> [Exercise goal]:
Return the material word for word. Do not include pictures.

↓↓↓

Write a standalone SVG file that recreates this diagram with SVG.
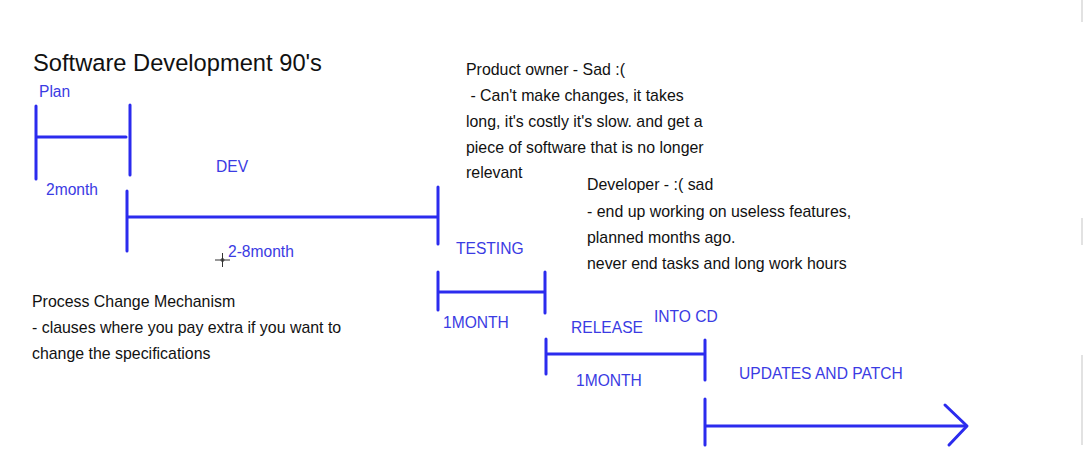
<svg xmlns="http://www.w3.org/2000/svg" width="1083" height="466" viewBox="0 0 1083 466">
  <style>
    .t { font-family: "Liberation Sans", Arial, sans-serif; fill: #111; font-size: 15.9px; }
    .title { font-family: "Liberation Sans", Arial, sans-serif; fill: #111; font-size: 23.7px; }
    .b { font-family: "Liberation Sans", Arial, sans-serif; fill: #3b3be3; font-size: 15.6px; }
    .bar { stroke: #2b2bee; stroke-width: 3; fill: none; stroke-linecap: round; stroke-linejoin: round; }
    .cur { stroke: #333; stroke-width: 1; fill: none; }
    .edge { stroke: #e2e2e2; stroke-width: 2; }
  </style>
  <rect width="1083" height="466" fill="#ffffff"/>
  <g id="edge-marks">
    <line class="edge" x1="1082" y1="0" x2="1082" y2="22"/>
    <line class="edge" x1="1082" y1="218" x2="1082" y2="245"/>
    <line class="edge" x1="1082" y1="355" x2="1082" y2="445"/>
  </g>
  <g id="title">
    <text class="title" x="33" y="71">Software Development 90's</text>
  </g>
  <g id="product-owner">
    <text class="t" x="466" y="75">Product owner - Sad :(</text>
    <text class="t" x="466" y="101" xml:space="preserve"> - Can't make changes, it takes</text>
    <text class="t" x="466" y="127">long, it's costly it's slow. and get a</text>
    <text class="t" x="466" y="153">piece of software that is no longer</text>
    <text class="t" x="466" y="178">relevant</text>
  </g>
  <g id="developer">
    <text class="t" x="587" y="190">Developer - :( sad</text>
    <text class="t" x="587" y="217">- end up working on useless features,</text>
    <text class="t" x="587" y="243">planned months ago.</text>
    <text class="t" x="587" y="269">never end tasks and long work hours</text>
  </g>
  <g id="process-change">
    <text class="t" x="32" y="307">Process Change Mechanism</text>
    <text class="t" x="32" y="333">- clauses where you pay extra if you want to</text>
    <text class="t" x="32" y="359">change the specifications</text>
  </g>
  <g id="plan">
    <text class="b" x="39" y="97">Plan</text>
    <text class="b" x="46" y="195">2month</text>
  </g>
  <g id="dev">
    <text class="b" x="216" y="172">DEV</text>
    <text class="b" x="228" y="257">2-8month</text>
  </g>
  <g id="testing">
    <text class="b" x="456" y="254">TESTING</text>
    <text class="b" x="443" y="328">1MONTH</text>
  </g>
  <g id="release">
    <text class="b" x="571" y="333">RELEASE</text>
    <text class="b" x="654" y="322">INTO CD</text>
    <text class="b" x="576" y="386">1MONTH</text>
  </g>
  <g id="updates">
    <text class="b" x="739" y="379">UPDATES AND PATCH</text>
  </g>
  <g id="connectors">
    <path class="bar" d="M36 106 V179 M36 137 H126 M130 105 V175"/>
    <path class="bar" d="M127 191 V251 M127 217 H438 M438 187 V244"/>
    <path class="bar" d="M438 272 V310 M438 292 H545 M545 272 V313"/>
    <path class="bar" d="M546 339 V374 M546 354 H705 M705 340 V380"/>
    <path class="bar" d="M705 399 V445 M705 426 H966"/>
    <path class="bar" d="M945 405 L967 426 L949 445"/>
  </g>
  <g id="cursor">
    <line class="cur" x1="215" y1="260" x2="230" y2="260"/>
    <line class="cur" x1="222.5" y1="253" x2="222.5" y2="267"/>
    <circle class="cur" cx="222.5" cy="260" r="1.5" fill="#fff"/>
  </g>
</svg>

↑↑↑

> [Result for this exercise]:
Write a standalone SVG file that recreates this diagram with SVG.
<svg xmlns="http://www.w3.org/2000/svg" width="1083" height="466" viewBox="0 0 1083 466">
  <style>
    .t { font-family: "Liberation Sans", Arial, sans-serif; fill: #111; font-size: 15.9px; }
    .title { font-family: "Liberation Sans", Arial, sans-serif; fill: #111; font-size: 23.7px; }
    .b { font-family: "Liberation Sans", Arial, sans-serif; fill: #3b3be3; font-size: 15.6px; }
    .bar { stroke: #2b2bee; stroke-width: 3; fill: none; stroke-linecap: round; stroke-linejoin: round; }
    .cur { stroke: #333; stroke-width: 1; fill: none; }
    .edge { stroke: #e2e2e2; stroke-width: 2; }
  </style>
  <rect width="1083" height="466" fill="#ffffff"/>
  <g id="edge-marks">
    <line class="edge" x1="1082" y1="0" x2="1082" y2="22"/>
    <line class="edge" x1="1082" y1="218" x2="1082" y2="245"/>
    <line class="edge" x1="1082" y1="355" x2="1082" y2="445"/>
  </g>
  <g id="title">
    <text class="title" x="33" y="71">Software Development 90's</text>
  </g>
  <g id="product-owner">
    <text class="t" x="466" y="75">Product owner - Sad :(</text>
    <text class="t" x="466" y="101" xml:space="preserve"> - Can't make changes, it takes</text>
    <text class="t" x="466" y="127">long, it's costly it's slow. and get a</text>
    <text class="t" x="466" y="153">piece of software that is no longer</text>
    <text class="t" x="466" y="178">relevant</text>
  </g>
  <g id="developer">
    <text class="t" x="587" y="190">Developer - :( sad</text>
    <text class="t" x="587" y="217">- end up working on useless features,</text>
    <text class="t" x="587" y="243">planned months ago.</text>
    <text class="t" x="587" y="269">never end tasks and long work hours</text>
  </g>
  <g id="process-change">
    <text class="t" x="32" y="307">Process Change Mechanism</text>
    <text class="t" x="32" y="333">- clauses where you pay extra if you want to</text>
    <text class="t" x="32" y="359">change the specifications</text>
  </g>
  <g id="plan">
    <text class="b" x="39" y="97">Plan</text>
    <text class="b" x="46" y="195">2month</text>
  </g>
  <g id="dev">
    <text class="b" x="216" y="172">DEV</text>
    <text class="b" x="228" y="257">2-8month</text>
  </g>
  <g id="testing">
    <text class="b" x="456" y="254">TESTING</text>
    <text class="b" x="443" y="328">1MONTH</text>
  </g>
  <g id="release">
    <text class="b" x="571" y="333">RELEASE</text>
    <text class="b" x="654" y="322">INTO CD</text>
    <text class="b" x="576" y="386">1MONTH</text>
  </g>
  <g id="updates">
    <text class="b" x="739" y="379">UPDATES AND PATCH</text>
  </g>
  <g id="connectors">
    <path class="bar" d="M36 106 V179 M36 137 H126 M130 105 V175"/>
    <path class="bar" d="M127 191 V251 M127 217 H438 M438 187 V244"/>
    <path class="bar" d="M438 272 V310 M438 292 H545 M545 272 V313"/>
    <path class="bar" d="M546 339 V374 M546 354 H705 M705 340 V380"/>
    <path class="bar" d="M705 399 V445 M705 426 H966"/>
    <path class="bar" d="M945 405 L967 426 L949 445"/>
  </g>
  <g id="cursor">
    <line class="cur" x1="215" y1="260" x2="230" y2="260"/>
    <line class="cur" x1="222.5" y1="253" x2="222.5" y2="267"/>
    <circle class="cur" cx="222.5" cy="260" r="1.5" fill="#fff"/>
  </g>
</svg>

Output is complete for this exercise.